start

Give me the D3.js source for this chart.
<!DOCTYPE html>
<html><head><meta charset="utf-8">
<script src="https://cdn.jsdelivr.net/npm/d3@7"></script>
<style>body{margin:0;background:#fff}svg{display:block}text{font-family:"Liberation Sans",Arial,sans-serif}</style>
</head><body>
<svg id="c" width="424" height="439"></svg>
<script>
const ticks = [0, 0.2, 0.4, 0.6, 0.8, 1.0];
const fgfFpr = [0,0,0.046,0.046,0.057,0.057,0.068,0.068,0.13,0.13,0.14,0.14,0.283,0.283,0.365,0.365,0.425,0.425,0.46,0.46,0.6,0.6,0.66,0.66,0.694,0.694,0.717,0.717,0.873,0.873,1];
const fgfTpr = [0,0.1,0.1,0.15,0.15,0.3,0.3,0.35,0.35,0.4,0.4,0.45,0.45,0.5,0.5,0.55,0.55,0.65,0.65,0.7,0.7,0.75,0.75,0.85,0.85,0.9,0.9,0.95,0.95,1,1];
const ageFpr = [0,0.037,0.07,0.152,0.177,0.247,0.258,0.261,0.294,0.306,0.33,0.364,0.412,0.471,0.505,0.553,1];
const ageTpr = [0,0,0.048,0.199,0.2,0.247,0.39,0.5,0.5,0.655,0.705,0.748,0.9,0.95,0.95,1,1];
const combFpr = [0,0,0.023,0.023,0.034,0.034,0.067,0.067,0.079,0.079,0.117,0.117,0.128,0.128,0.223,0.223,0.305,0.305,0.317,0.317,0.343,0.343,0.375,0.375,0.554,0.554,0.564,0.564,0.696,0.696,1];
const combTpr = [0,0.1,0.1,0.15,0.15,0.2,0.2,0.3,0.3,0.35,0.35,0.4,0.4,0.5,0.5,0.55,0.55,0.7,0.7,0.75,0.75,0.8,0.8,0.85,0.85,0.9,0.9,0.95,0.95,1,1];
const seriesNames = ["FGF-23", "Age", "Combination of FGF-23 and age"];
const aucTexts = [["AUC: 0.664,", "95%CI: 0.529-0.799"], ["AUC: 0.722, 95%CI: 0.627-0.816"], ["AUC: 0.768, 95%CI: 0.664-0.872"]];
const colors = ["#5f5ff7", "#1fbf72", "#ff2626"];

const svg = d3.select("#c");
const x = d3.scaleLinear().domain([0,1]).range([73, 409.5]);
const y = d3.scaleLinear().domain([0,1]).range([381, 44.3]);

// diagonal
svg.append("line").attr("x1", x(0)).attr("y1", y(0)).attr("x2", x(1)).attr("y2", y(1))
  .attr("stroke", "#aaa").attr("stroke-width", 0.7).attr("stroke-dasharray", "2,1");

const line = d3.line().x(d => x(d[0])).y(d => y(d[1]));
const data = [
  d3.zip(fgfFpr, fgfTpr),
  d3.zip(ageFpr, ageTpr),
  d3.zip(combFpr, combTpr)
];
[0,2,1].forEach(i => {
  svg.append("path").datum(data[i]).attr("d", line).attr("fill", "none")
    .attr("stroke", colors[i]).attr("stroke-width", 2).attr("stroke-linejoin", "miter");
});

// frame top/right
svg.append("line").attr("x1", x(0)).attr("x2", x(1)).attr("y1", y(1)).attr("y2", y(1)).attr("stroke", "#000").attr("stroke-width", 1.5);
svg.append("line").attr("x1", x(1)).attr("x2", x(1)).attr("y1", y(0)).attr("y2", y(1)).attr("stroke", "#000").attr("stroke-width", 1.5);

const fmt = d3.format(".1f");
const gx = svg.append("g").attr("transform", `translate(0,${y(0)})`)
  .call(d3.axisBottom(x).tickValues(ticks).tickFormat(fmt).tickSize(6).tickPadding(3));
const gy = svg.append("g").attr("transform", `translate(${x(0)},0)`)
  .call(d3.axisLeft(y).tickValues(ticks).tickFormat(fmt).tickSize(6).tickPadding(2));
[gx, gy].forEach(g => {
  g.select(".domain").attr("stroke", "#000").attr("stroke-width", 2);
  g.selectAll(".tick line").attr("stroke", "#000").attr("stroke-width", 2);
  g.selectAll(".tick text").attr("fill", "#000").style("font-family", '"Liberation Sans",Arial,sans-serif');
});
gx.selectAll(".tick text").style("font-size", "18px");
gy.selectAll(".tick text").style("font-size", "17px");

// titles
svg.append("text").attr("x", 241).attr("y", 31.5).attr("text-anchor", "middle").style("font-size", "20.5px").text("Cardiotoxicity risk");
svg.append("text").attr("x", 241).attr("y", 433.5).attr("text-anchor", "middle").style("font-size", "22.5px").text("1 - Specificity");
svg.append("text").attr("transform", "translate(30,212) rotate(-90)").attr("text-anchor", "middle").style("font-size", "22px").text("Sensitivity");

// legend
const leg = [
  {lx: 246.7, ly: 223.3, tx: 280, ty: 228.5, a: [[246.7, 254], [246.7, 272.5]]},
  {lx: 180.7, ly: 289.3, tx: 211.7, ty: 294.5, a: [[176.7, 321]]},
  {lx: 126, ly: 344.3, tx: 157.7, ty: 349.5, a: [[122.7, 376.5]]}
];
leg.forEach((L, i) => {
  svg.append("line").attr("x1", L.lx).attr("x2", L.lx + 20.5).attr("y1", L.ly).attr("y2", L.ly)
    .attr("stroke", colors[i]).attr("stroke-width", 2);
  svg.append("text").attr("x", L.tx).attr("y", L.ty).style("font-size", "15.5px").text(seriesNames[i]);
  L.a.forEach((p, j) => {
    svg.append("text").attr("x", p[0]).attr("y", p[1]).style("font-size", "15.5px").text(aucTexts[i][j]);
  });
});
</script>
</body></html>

end
start

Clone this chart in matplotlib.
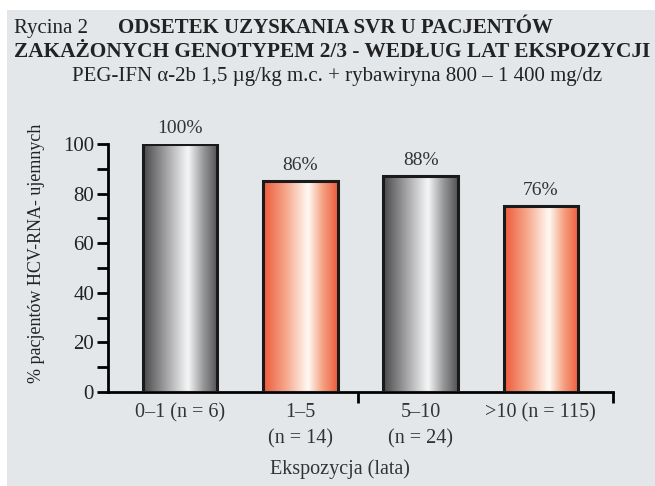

end

__Work to do__:
Copy every line of the listing containing the string "this".

__Written solution__:
Give me the D3.js source for this chart.
Clone this chart in matplotlib.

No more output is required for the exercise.